Montana opens 2013 wolf hunting season: legislative changes receive positive feedback

Heather Hamilton-Maude
for Tri-State Livestock News
Grey Wolf (Canis lupus) Portrait
Getty Images/iStockphoto | iStockphoto

The Montana general rifle season on wolves opened September 15 with multiple legislatively derived modifications. From a longer season to increased quotas and reduced license fees, the changes are designed to help achieve a balanced wolf population, and are supported by agriculture entities throughout the state.

“We’ve exceeded our recovery goals for 10 years with wolves, and have minimum counts of at least 625 wolves, over 35 breeding pairs and more than 140 packs within the state. There are places where wolves are impacting wildlife and causing depredation of livestock. What we’re trying to do is manage them like we would any other wildlife species – in balance with other wildlife as well as within landowner and social tolerances,” explained Montana Fish, Wildlife and Parks (FWP) Spokesman Ron Aasheim of the major modifications passed legislatively earlier in 2013.

Among changes implemented are lower non-resident license fees, a longer season, and a five-wolf per person limit.

“The multiple tags per person can be achieved through any combination of hunting – rifle or archery – and/or trapping,” explained Montana Stockgrowers (MSGA) Natural Resource Director Jay Bodner. “We thought that was a very important point of the legislation, and that if hunters or trappers are very good at harvesting wolves, we want to give them more opportunities to get the job done.”

Another tool in the wolf management tool kit, as Montana Farm Bureau (MFBF) Vice President of Governmental Affairs John Youngberg attributed many of the legislative changes to the hunting season, is the ability of hunters to utilize mechanical calls as a means of attracting wolves.

“They also changed the dates of the season by moving it later into the spring, thus giving people more opportunities to hunt in the winter months when there is snow cover,” continue Youngberg, noting that the rifle season will run until March 15 while trapping will be allowed from Dec. 15 thru Feb. 28. Archery season wrapped up on Sept. 14.

Cost of obtaining a license was another potentially prohibitive aspect of Montana’s hunt in years past.
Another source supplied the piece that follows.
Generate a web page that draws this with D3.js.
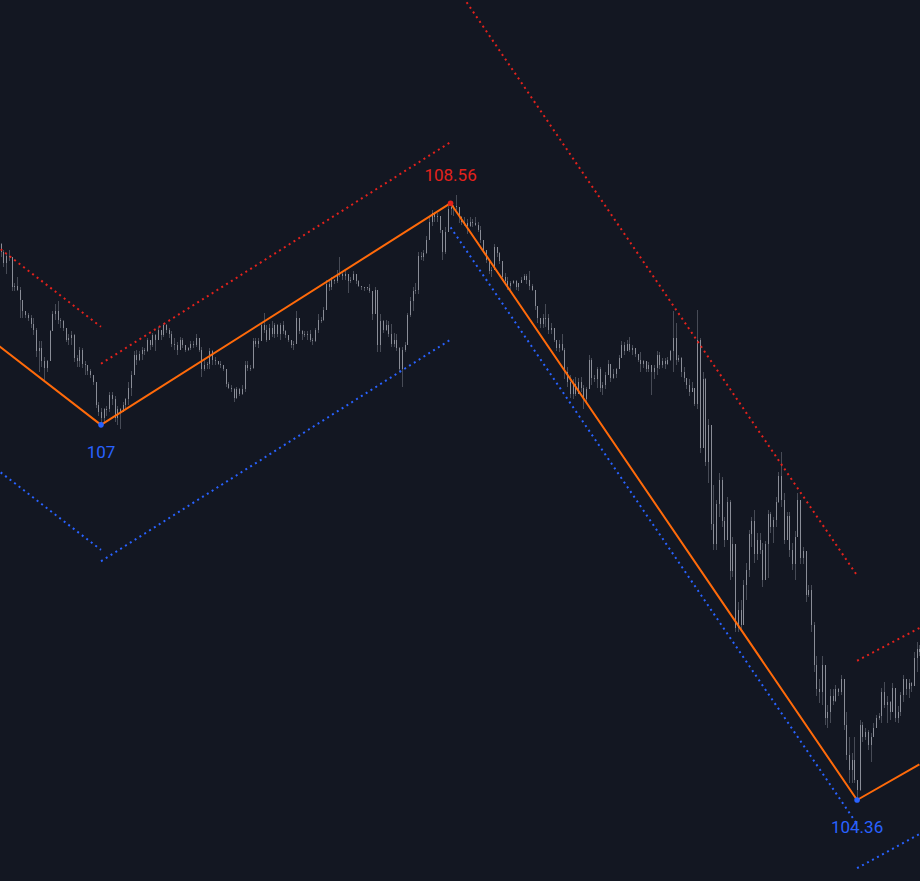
<!DOCTYPE html>
<html><head><meta charset="utf-8">
<script src="https://cdn.jsdelivr.net/npm/d3@7"></script>
<style>html,body{margin:0;padding:0;background:#131722;overflow:hidden}</style>
</head><body><svg id="chart" width="920" height="881"></svg>
<script>
// ---------- DATA ----------
const firstOpen = 108.27;
const highs = [
108.28,108.23,108.21,108.23,108.18,108.00,108.04,107.97,107.86,107.80,
107.79,107.77,107.75,107.68,107.59,107.59,107.48,107.46,107.67,107.80,
107.85,107.87,107.75,107.74,107.68,107.64,107.66,107.64,107.49,107.55,
107.54,107.45,107.42,107.39,107.35,107.30,107.16,107.12,107.12,107.13,
107.23,107.23,107.20,107.13,107.12,107.16,107.19,107.30,107.38,107.52,
107.53,107.52,107.55,107.54,107.61,107.60,107.65,107.64,107.69,107.67,
107.72,107.71,107.68,107.66,107.61,107.58,107.62,107.61,107.56,107.55,
107.59,107.59,107.64,107.61,107.55,107.46,107.44,107.54,107.53,107.48,
107.45,107.45,107.42,107.39,107.30,107.28,107.26,107.27,107.26,107.28,
107.45,107.45,107.42,107.61,107.61,107.61,107.72,107.79,107.70,107.71,
107.73,107.72,107.71,107.72,107.73,107.67,107.63,107.60,107.59,107.80,
107.75,107.67,107.66,107.66,107.67,107.61,107.68,107.78,107.76,107.83,
108.02,108.02,108.04,108.03,108.09,108.18,108.08,108.08,108.06,108.04,
108.08,108.06,108.02,107.98,107.97,107.97,107.99,107.94,107.97,107.95,
107.78,107.74,107.74,107.73,107.71,107.65,107.64,107.55,107.55,107.58,
107.79,107.90,107.97,108.00,108.22,108.22,108.23,108.33,108.46,108.51,
108.50,108.49,108.47,108.37,108.39,108.54,108.56,108.55,108.62,108.53,
108.47,108.46,108.45,108.46,108.45,108.46,108.43,108.40,108.30,108.23,
108.16,108.11,108.27,108.25,108.22,108.15,108.07,108.04,108.01,108.02,
108.02,108.00,108.04,108.06,108.06,108.08,107.99,107.95,107.84,107.75,
107.78,107.85,107.78,107.72,107.68,107.60,107.60,107.64,107.54,107.41,
107.35,107.32,107.34,107.33,107.34,107.28,107.27,107.49,107.47,107.35,
107.41,107.41,107.30,107.37,107.46,107.43,107.39,107.40,107.49,107.59,
107.58,107.60,107.62,107.56,107.54,107.50,107.51,107.46,107.45,107.44,
107.42,107.42,107.52,107.51,107.47,107.47,107.48,107.53,107.80,107.72,
107.49,107.48,107.41,107.30,107.32,107.30,107.26,107.81,107.61,107.37,
107.33,107.04,107.00,106.58,106.47,106.66,106.63,106.35,106.49,106.47,
106.21,106.16,105.75,105.77,105.91,106.03,106.26,106.35,106.40,106.24,
106.24,106.17,106.18,106.40,106.39,106.35,106.49,106.67,106.81,106.52,
106.39,106.39,106.17,106.25,106.52,106.47,106.14,106.11,105.87,105.87,
105.61,105.37,105.21,105.37,105.31,105.03,105.14,105.14,105.17,105.15,
105.24,105.21,104.98,104.80,104.69,104.80,104.50,104.92,104.91,104.87,
104.85,104.83,104.90,104.96,104.97,105.15,105.19,105.09,105.06,105.18,
105.15,105.02,105.12,105.24,105.21,105.21,105.19,105.40,105.47,105.45
];
const lows = [
108.18,108.11,108.06,108.15,107.94,107.94,107.94,107.75,107.75,107.75,
107.73,107.68,107.63,107.48,107.37,107.41,107.30,107.37,107.45,107.66,
107.74,107.71,107.68,107.66,107.58,107.56,107.56,107.44,107.41,107.41,
107.40,107.35,107.35,107.33,107.28,107.12,107.06,107.00,107.02,107.06,
107.09,107.14,107.02,107.00,106.97,107.09,107.11,107.14,107.20,107.36,
107.42,107.45,107.46,107.49,107.51,107.53,107.55,107.52,107.60,107.60,
107.62,107.65,107.61,107.55,107.53,107.49,107.53,107.54,107.51,107.52,
107.53,107.54,107.55,107.51,107.34,107.38,107.39,107.39,107.42,107.42,
107.42,107.40,107.38,107.27,107.25,107.23,107.16,107.18,107.20,107.21,
107.23,107.38,107.38,107.39,107.55,107.54,107.60,107.65,107.58,107.60,
107.62,107.61,107.62,107.60,107.64,107.61,107.58,107.54,107.53,107.57,
107.64,107.60,107.62,107.60,107.58,107.56,107.58,107.65,107.72,107.73,
107.81,107.94,107.95,107.99,108.00,108.04,108.02,108.02,107.93,108.00,
108.02,107.99,107.97,107.95,107.94,107.95,107.93,107.74,107.78,107.51,
107.51,107.65,107.66,107.62,107.55,107.55,107.52,107.37,107.27,107.51,
107.67,107.76,107.80,107.92,107.92,108.16,108.15,108.20,108.30,108.40,
108.43,108.43,108.35,108.16,108.20,108.36,108.48,108.47,108.51,108.42,
108.41,108.40,108.34,108.39,108.39,108.40,108.36,108.28,108.21,108.14,
108.06,108.04,108.09,108.18,108.13,108.01,107.99,107.95,107.95,107.99,
107.95,107.94,108.00,108.02,107.99,107.95,107.94,107.81,107.72,107.68,
107.68,107.69,107.64,107.64,107.58,107.52,107.51,107.52,107.32,107.27,
107.19,107.18,107.20,107.22,107.23,107.11,107.16,107.25,107.28,107.30,
107.26,107.23,107.21,107.25,107.35,107.30,107.32,107.33,107.39,107.47,
107.49,107.52,107.51,107.49,107.48,107.44,107.37,107.40,107.37,107.37,
107.21,107.32,107.35,107.39,107.40,107.39,107.42,107.45,107.37,107.42,
107.44,107.34,107.30,107.25,107.20,107.23,107.13,107.11,106.80,106.84,
106.71,106.59,106.26,106.12,106.12,106.35,106.28,106.14,106.19,105.91,
105.93,105.54,105.54,105.54,105.59,105.77,105.93,106.14,106.03,106.05,
106.09,105.86,105.91,105.92,106.24,106.17,106.28,106.45,106.42,106.16,
106.19,106.07,105.98,105.91,106.21,106.02,106.02,105.75,105.79,105.54,
105.26,105.09,105.04,105.03,104.89,104.87,104.90,105.03,105.05,105.09,
105.10,104.85,104.64,104.48,104.48,104.48,104.36,104.42,104.77,104.78,
104.71,104.63,104.80,104.87,104.92,104.90,105.01,104.90,104.92,104.98,
104.91,104.90,104.95,105.05,105.10,105.08,105.12,105.16,105.26,105.37
];
const closes = [
108.22,108.14,108.19,108.18,107.97,107.98,107.95,107.88,107.80,107.77,
107.75,107.71,107.67,107.52,107.54,107.45,107.40,107.45,107.66,107.78,
107.80,107.74,107.73,107.68,107.60,107.61,107.63,107.47,107.45,107.53,
107.43,107.42,107.38,107.35,107.30,107.14,107.09,107.05,107.11,107.11,
107.21,107.18,107.05,107.11,107.09,107.14,107.18,107.26,107.35,107.49,
107.46,107.50,107.53,107.52,107.60,107.56,107.63,107.60,107.67,107.63,
107.70,107.67,107.64,107.57,107.56,107.53,107.60,107.56,107.53,107.54,
107.57,107.56,107.61,107.53,107.39,107.42,107.43,107.52,107.46,107.45,
107.43,107.42,107.39,107.29,107.26,107.25,107.19,107.25,107.22,107.25,
107.42,107.40,107.40,107.59,107.57,107.59,107.70,107.67,107.60,107.68,
107.64,107.70,107.64,107.70,107.66,107.63,107.60,107.56,107.57,107.75,
107.66,107.64,107.63,107.64,107.60,107.59,107.67,107.74,107.74,107.81,
107.99,107.97,108.02,108.01,108.06,108.06,108.05,108.06,108.01,108.02,
108.06,108.01,107.98,107.97,107.97,107.96,107.94,107.78,107.95,107.56,
107.73,107.67,107.70,107.64,107.57,107.60,107.54,107.39,107.53,107.56,
107.77,107.87,107.94,107.95,108.19,108.18,108.21,108.30,108.43,108.49,
108.46,108.47,108.37,108.22,108.36,108.52,108.53,108.54,108.53,108.46,
108.43,108.42,108.40,108.43,108.42,108.41,108.37,108.30,108.23,108.16,
108.08,108.09,108.25,108.21,108.15,108.04,108.01,107.98,108.00,108.01,
107.97,108.00,108.02,108.05,108.02,107.98,107.95,107.84,107.75,107.71,
107.75,107.75,107.67,107.68,107.60,107.54,107.57,107.53,107.37,107.30,
107.22,107.29,107.22,107.30,107.26,107.18,107.25,107.46,107.33,107.32,
107.39,107.26,107.28,107.35,107.43,107.33,107.36,107.39,107.47,107.56,
107.52,107.57,107.53,107.54,107.50,107.46,107.43,107.45,107.39,107.42,
107.37,107.40,107.49,107.42,107.45,107.43,107.46,107.52,107.61,107.46,
107.47,107.37,107.33,107.28,107.23,107.26,107.15,107.60,106.84,107.32,
106.74,107.00,106.30,106.16,106.44,106.61,106.32,106.19,106.46,105.97,
106.16,105.57,105.70,105.59,105.87,105.98,106.23,106.32,106.09,106.19,
106.12,105.91,106.16,106.37,106.28,106.33,106.46,106.64,106.47,106.19,
106.36,106.12,106.02,106.21,106.47,106.06,106.11,105.80,105.84,105.59,
105.31,105.14,105.12,105.31,104.94,104.98,105.09,105.06,105.14,105.12,
105.21,104.89,104.68,104.57,104.64,104.50,104.43,104.89,104.80,104.84,
104.75,104.80,104.87,104.94,104.95,105.12,105.03,105.05,104.98,105.15,
104.94,104.98,105.10,105.21,105.14,105.18,105.16,105.36,105.42,105.40
];
// zigzag pivots (bar index, price)
const pivotIndex = [-20, 37, 166, 316, 339];
const pivotPrice = [107.84, 107.00, 108.56, 104.36, 104.61];
// channels drawn along each zigzag leg
const legStart  = [-20, 37, 166, 316];
const legEnd    = [37, 166, 316, 339];
const upperFrom = [108.53, 107.43, 110.14, 105.34];
const upperTo   = [107.69, 108.99, 105.94, 105.57];
const lowerFrom = [106.96, 106.04, 108.39, 103.88];
const lowerTo   = [106.12, 107.60, 104.19, 104.12];
// pivot labels
const labelIndex = [37, 166, 316];
const labelPrice = [107.00, 108.56, 104.36];
const labelText  = ["107", "108.56", "104.36"];
const labelKind  = ["low", "high", "low"];

// ---------- DRAW ----------
const W = 920, H = 881;
const BG = "#131722", WICK = "#474b56", BODY = "#8a8d97";
const ORANGE = "#ff6a0a", RED = "#e3221c", BLUE = "#2962ff";

const x = d3.scaleLinear().domain([0, 339]).range([0.73, 919.4]);
const y = d3.scaleLinear().domain([103.79, 109.99]).range([H, 0]);

const svg = d3.select("#chart");
svg.append("rect").attr("width", W).attr("height", H).attr("fill", BG);

const n = Math.min(highs.length, lows.length, closes.length);
const candles = d3.range(n).map(i => ({
  i, o: i ? closes[i - 1] : firstOpen, h: highs[i], l: lows[i], c: closes[i]
}));
const px = i => Math.round(x(i)) + 0.5;

const gC = svg.append("g").attr("shape-rendering", "crispEdges");
gC.selectAll("line.wick").data(candles).join("line").attr("class", "wick")
  .attr("x1", d => px(d.i)).attr("x2", d => px(d.i))
  .attr("y1", d => y(d.h)).attr("y2", d => y(d.l))
  .attr("stroke", WICK).attr("stroke-width", 1);
gC.selectAll("line.body").data(candles).join("line").attr("class", "body")
  .attr("x1", d => px(d.i)).attr("x2", d => px(d.i))
  .attr("y1", d => y(Math.max(d.o, d.c)))
  .attr("y2", d => Math.max(y(Math.min(d.o, d.c)), y(Math.max(d.o, d.c)) + 1))
  .attr("stroke", BODY).attr("stroke-width", 1);

// channels
const legs = legStart.map((s, k) => ({ s, e: legEnd[k], uf: upperFrom[k], ut: upperTo[k], lf: lowerFrom[k], lt: lowerTo[k] }));
const gCh = svg.append("g");
gCh.selectAll("line.up").data(legs).join("line")
  .attr("x1", d => x(d.s)).attr("x2", d => x(d.e))
  .attr("y1", d => y(d.uf)).attr("y2", d => y(d.ut))
  .attr("stroke", RED).attr("stroke-width", 2).attr("stroke-dasharray", "2 3.7");
gCh.selectAll("line.dn").data(legs).join("line")
  .attr("x1", d => x(d.s)).attr("x2", d => x(d.e))
  .attr("y1", d => y(d.lf)).attr("y2", d => y(d.lt))
  .attr("stroke", BLUE).attr("stroke-width", 2).attr("stroke-dasharray", "2 3.7");

// zigzag
const zz = pivotIndex.map((i, k) => [i, pivotPrice[k]]);
svg.append("path").datum(zz)
  .attr("d", d3.line().x(d => x(d[0])).y(d => y(d[1])))
  .attr("fill", "none").attr("stroke", ORANGE).attr("stroke-width", 2)
  .attr("stroke-linejoin", "round");

// pivot markers and labels
const labels = labelIndex.map((i, k) => ({ i, p: labelPrice[k], t: labelText[k], kind: labelKind[k] }));
svg.selectAll("circle.piv").data(labels).join("circle")
  .attr("cx", d => x(d.i)).attr("cy", d => y(d.p)).attr("r", 2.8)
  .attr("fill", d => d.kind === "high" ? RED : BLUE);
svg.selectAll("text.lbl").data(labels).join("text")
  .attr("x", d => x(d.i))
  .attr("y", d => d.kind === "high" ? y(d.p) - 22 : y(d.p) + 33)
  .attr("text-anchor", "middle")
  .attr("font-family", "Roboto, 'Noto Sans', sans-serif")
  .attr("font-size", 17)
  .attr("fill", d => d.kind === "high" ? RED : BLUE)
  .text(d => d.t);
</script>
</body></html>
But, with out of state licenses dropping from $350 to $50, more than 370 out of state big game hunters have already purchased a license, up dramatically from last year, when 55 had been sold at this time.

“Most of our out of state hunters are after big game, so it’s more up to chance whether they have the opportunity to take a wolf or not. By reducing the price to something more reasonable, those hunters are more likely to purchase a license in case they do have an opportunity at a wolf. We want to provide as many opportunities as we can in an effort to lower the population, allowing for improved management of the species and reduced problems for livestock producers,” explained Bodner.
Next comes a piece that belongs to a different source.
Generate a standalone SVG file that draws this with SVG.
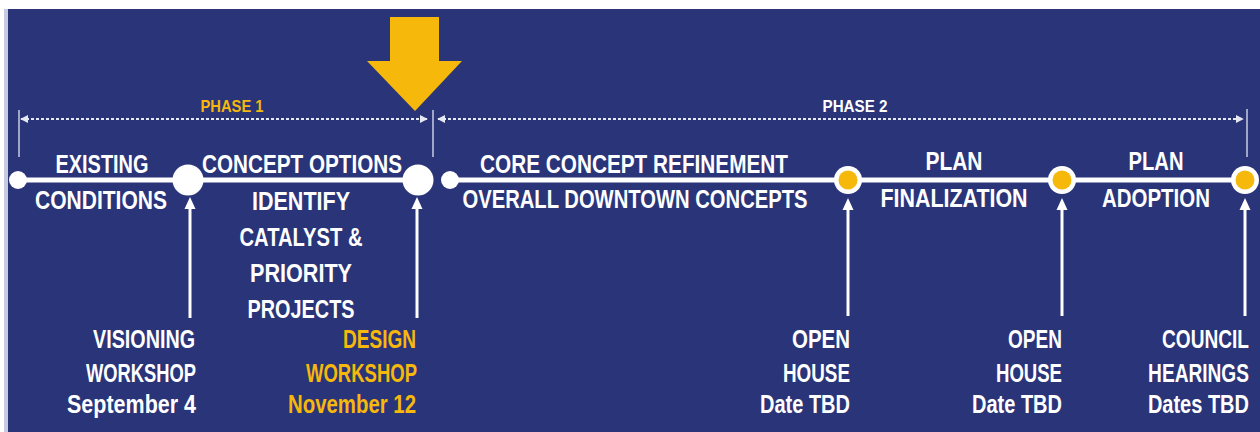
<svg xmlns="http://www.w3.org/2000/svg" width="1260" height="432" viewBox="0 0 1260 432">
  <style>
    .lbl { font-family: "Liberation Sans", "DejaVu Sans Condensed", sans-serif; font-weight: bold; font-size: 25px; fill: #ffffff; }
    .mid { text-anchor: middle; }
    .end { text-anchor: end; }
    .hl { fill: #f6b80b; }
    .phase { font-family: "Liberation Sans", "DejaVu Sans Condensed", sans-serif; font-weight: bold; font-size: 17px; text-anchor: middle; }
    .span { stroke: #e6e9f4; stroke-width: 2; stroke-dasharray: 3 2; fill: none; }
    .tick { stroke: #c9cde3; stroke-width: 1.5; }
    .track { stroke: #ffffff; stroke-width: 5; }
    .dot { fill: #ffffff; }
    .gold { fill: #f6b80b; }
    .rise { stroke: #ffffff; stroke-width: 3; }
    .head { fill: #ffffff; }
  </style>
  <defs>
    <marker id="tipL" viewBox="0 0 10 10" refX="1" refY="5" markerWidth="4" markerHeight="4" orient="auto" markerUnits="strokeWidth">
      <path d="M10,0 L0,5 L10,10 Z" fill="#e6e9f4"/>
    </marker>
    <marker id="tipR" viewBox="0 0 10 10" refX="9" refY="5" markerWidth="4" markerHeight="4" orient="auto" markerUnits="strokeWidth">
      <path d="M0,0 L10,5 L0,10 Z" fill="#e6e9f4"/>
    </marker>
    <path id="uphead" d="M-5.5,12 L0,0 L5.5,12 Z"/>
  </defs>

  <!-- page and panel -->
  <rect x="0" y="0" width="1260" height="432" fill="#ffffff"/>
  <rect x="4" y="9" width="4" height="423" fill="#c8cbe0"/>
  <rect x="8" y="9" width="1252" height="423" fill="#2a3479"/>

  <!-- current-stage pointer -->
  <path id="pointer" d="M390,17 H439 V61 H462 L415,111 L367,61 H390 Z" fill="#f6b80b"/>

  <!-- phase spans -->
  <g id="phase1">
    <line class="tick" x1="19" y1="110" x2="19" y2="157"/>
    <line class="span" x1="21" y1="119" x2="427" y2="119" marker-start="url(#tipL)" marker-end="url(#tipR)"/>
    <text class="phase hl" x="232" y="112" textLength="63" lengthAdjust="spacingAndGlyphs">PHASE 1</text>
  </g>
  <g id="phase2">
    <line class="tick" x1="433" y1="110" x2="433" y2="157"/>
    <line class="tick" x1="1247" y1="109" x2="1247" y2="157"/>
    <line class="span" x1="438" y1="119" x2="1243" y2="119" marker-start="url(#tipL)" marker-end="url(#tipR)"/>
    <text class="phase" x="855" y="112" fill="#ffffff" textLength="65" lengthAdjust="spacingAndGlyphs">PHASE 2</text>
  </g>

  <!-- connectors: timeline track and event arrows -->
  <g id="connectors">
    <line class="track" x1="18" y1="180" x2="418" y2="180"/>
    <line class="track" x1="450" y1="180" x2="1245" y2="180"/>
    <line class="rise" x1="190" y1="318" x2="190" y2="206"/>
    <use class="head" href="#uphead" x="190" y="197"/>
    <line class="rise" x1="417" y1="318" x2="417" y2="206"/>
    <use class="head" href="#uphead" x="417" y="197"/>
    <line class="rise" x1="848" y1="316" x2="848" y2="206"/>
    <use class="head" href="#uphead" x="848" y="198"/>
    <line class="rise" x1="1062" y1="316" x2="1062" y2="206"/>
    <use class="head" href="#uphead" x="1062" y="198"/>
    <line class="rise" x1="1245" y1="316" x2="1245" y2="206"/>
    <use class="head" href="#uphead" x="1245" y="198"/>
  </g>

  <!-- milestones -->
  <g id="m-start"><circle class="dot" cx="18" cy="180" r="9"/></g>
  <g id="m-visioning"><circle class="dot" cx="188" cy="180" r="15.5"/></g>
  <g id="m-design"><circle class="dot" cx="418" cy="180" r="15.5"/></g>
  <g id="m-phase2"><circle class="dot" cx="450" cy="180" r="9"/></g>
  <g id="m-open1"><circle class="dot" cx="848" cy="180" r="14"/><circle class="gold" cx="848" cy="180" r="9.5"/></g>
  <g id="m-open2"><circle class="dot" cx="1062" cy="180" r="14"/><circle class="gold" cx="1062" cy="180" r="9.5"/></g>
  <g id="m-council"><circle class="dot" cx="1245" cy="180" r="14"/><circle class="gold" cx="1245" cy="180" r="9.5"/></g>

  <!-- stage labels -->
  <g id="existing-conditions">
    <text class="lbl mid" x="102" y="173" textLength="93" lengthAdjust="spacingAndGlyphs">EXISTING</text>
    <text class="lbl mid" x="101" y="209" textLength="132" lengthAdjust="spacingAndGlyphs">CONDITIONS</text>
  </g>
  <g id="concept-options">
    <text class="lbl mid" x="302" y="173" textLength="200" lengthAdjust="spacingAndGlyphs">CONCEPT OPTIONS</text>
    <text class="lbl mid" x="301" y="210" textLength="98" lengthAdjust="spacingAndGlyphs">IDENTIFY</text>
    <text class="lbl mid" x="301" y="246" textLength="123" lengthAdjust="spacingAndGlyphs">CATALYST &amp;</text>
    <text class="lbl mid" x="301" y="282" textLength="102" lengthAdjust="spacingAndGlyphs">PRIORITY</text>
    <text class="lbl mid" x="301" y="318" textLength="107" lengthAdjust="spacingAndGlyphs">PROJECTS</text>
  </g>
  <g id="core-concept">
    <text class="lbl mid" x="634" y="173" textLength="308" lengthAdjust="spacingAndGlyphs">CORE CONCEPT REFINEMENT</text>
    <text class="lbl mid" x="635" y="208" textLength="345" lengthAdjust="spacingAndGlyphs">OVERALL DOWNTOWN CONCEPTS</text>
  </g>
  <g id="plan-finalization">
    <text class="lbl mid" x="954" y="170" textLength="57" lengthAdjust="spacingAndGlyphs">PLAN</text>
    <text class="lbl mid" x="954" y="207" textLength="147" lengthAdjust="spacingAndGlyphs">FINALIZATION</text>
  </g>
  <g id="plan-adoption">
    <text class="lbl mid" x="1156" y="170" textLength="55" lengthAdjust="spacingAndGlyphs">PLAN</text>
    <text class="lbl mid" x="1156" y="207" textLength="108" lengthAdjust="spacingAndGlyphs">ADOPTION</text>
  </g>

  <!-- event labels -->
  <g id="visioning-workshop">
    <text class="lbl end" x="195" y="348" textLength="102" lengthAdjust="spacingAndGlyphs">VISIONING</text>
    <text class="lbl end" x="196" y="382" textLength="110" lengthAdjust="spacingAndGlyphs">WORKSHOP</text>
    <text class="lbl end" x="196" y="413" textLength="129" lengthAdjust="spacingAndGlyphs">September 4</text>
  </g>
  <g id="design-workshop">
    <text class="lbl end hl" x="416" y="348" textLength="73" lengthAdjust="spacingAndGlyphs">DESIGN</text>
    <text class="lbl end hl" x="417" y="382" textLength="111" lengthAdjust="spacingAndGlyphs">WORKSHOP</text>
    <text class="lbl end hl" x="416" y="413" textLength="128" lengthAdjust="spacingAndGlyphs">November 12</text>
  </g>
  <g id="open-house-1">
    <text class="lbl end" x="850" y="348" textLength="58" lengthAdjust="spacingAndGlyphs">OPEN</text>
    <text class="lbl end" x="850" y="382" textLength="67" lengthAdjust="spacingAndGlyphs">HOUSE</text>
    <text class="lbl end" x="850" y="413" textLength="90" lengthAdjust="spacingAndGlyphs">Date TBD</text>
  </g>
  <g id="open-house-2">
    <text class="lbl end" x="1062" y="348" textLength="54" lengthAdjust="spacingAndGlyphs">OPEN</text>
    <text class="lbl end" x="1062" y="382" textLength="66" lengthAdjust="spacingAndGlyphs">HOUSE</text>
    <text class="lbl end" x="1062" y="413" textLength="90" lengthAdjust="spacingAndGlyphs">Date TBD</text>
  </g>
  <!-- right-most labels are narrowed with a horizontal scale so they stay inside the panel -->
  <g id="council-hearings">
    <text class="lbl end" transform="translate(1249,348) scale(0.764,1)">COUNCIL</text>
    <text class="lbl end" transform="translate(1249,382) scale(0.765,1)">HEARINGS</text>
    <text class="lbl end" transform="translate(1249,413) scale(0.8,1)">Dates TBD</text>
  </g>
</svg>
Resident tags are set at $19, a price almost 6,000 Montanan’s have already paid to obtain a 2013 license.

“Montana residents agree that we need to manage wolves through hunting, and this was probably the most cooperative and supportive piece of legislation in the entire 2013 session. It passed early and had unilateral support from the land management groups, most conservation groups, as well as the landowning, hunting and trapping communities,” explained Aasheim.

However, that wasn’t to say the changes in legislation didn’t receive some backlash, primarily through more than 24,500 comments sent to Montana FWP.

“The majority of those comments had to do with trapping, and with taking wolves near the boundary of Yellowstone National Park. Ninety percent of them were from out of state or out of country, and many of them were for comments. By that I mean they came from exactly the same source, where people who agreed with that source’s viewpoint could hit a button and we received hundreds of emails from that group as a result. That’s fine, and part of our system today, but that’s also the reality of the comments received,” noted Aasheim.

Going forward into the season, both Youngberg and Bodner stated their members are showing strong support for the changes in the wolf hunt, and that they feel the legislation was a solid step toward managing lower wolf population numbers in the state.

“Our goal in being involved in the wolf hunting legislation earlier this year was to increase the scope of hunting in an effort to reduce livestock depredation. I think we have a pretty good start this year and that the legislation passed was a favorable change. Our hope now is that the hunt is successful and we can lower the population enough to help the producer,” noted Bodner.

Youngberg agreed that livestock depredation is among MFBF’s top concerns relevant to wolves. He further commented that MFBF was happy to see no legislative changes regarding the ability of Wildlife Services to immediately eliminate those wolves known to be responsible for livestock depredation as a result of the alterations to the hunting season.

“We understand that livestock depredation, disruption, movement, increased abortions and other things are major issues. The numbers may not be startling in all cases, but if you’re the producer they’re startling and very real. We’re trying to work with producers, and have a good relationship with the livestock entities in the state,” noted Aasheim of Montana FWP’s efforts to work with landowners, and their understanding as to why the agriculture sector is in such strong support of lower wolf numbers.

“This continues to be a very emotional issue, and we’re committed to having a recovered wolf population that is in balance with other wildlife, social tolerance and landowner tolerance,” concluded Aasheim of the ultimate goal behind the changes to the state’s wolf hunt.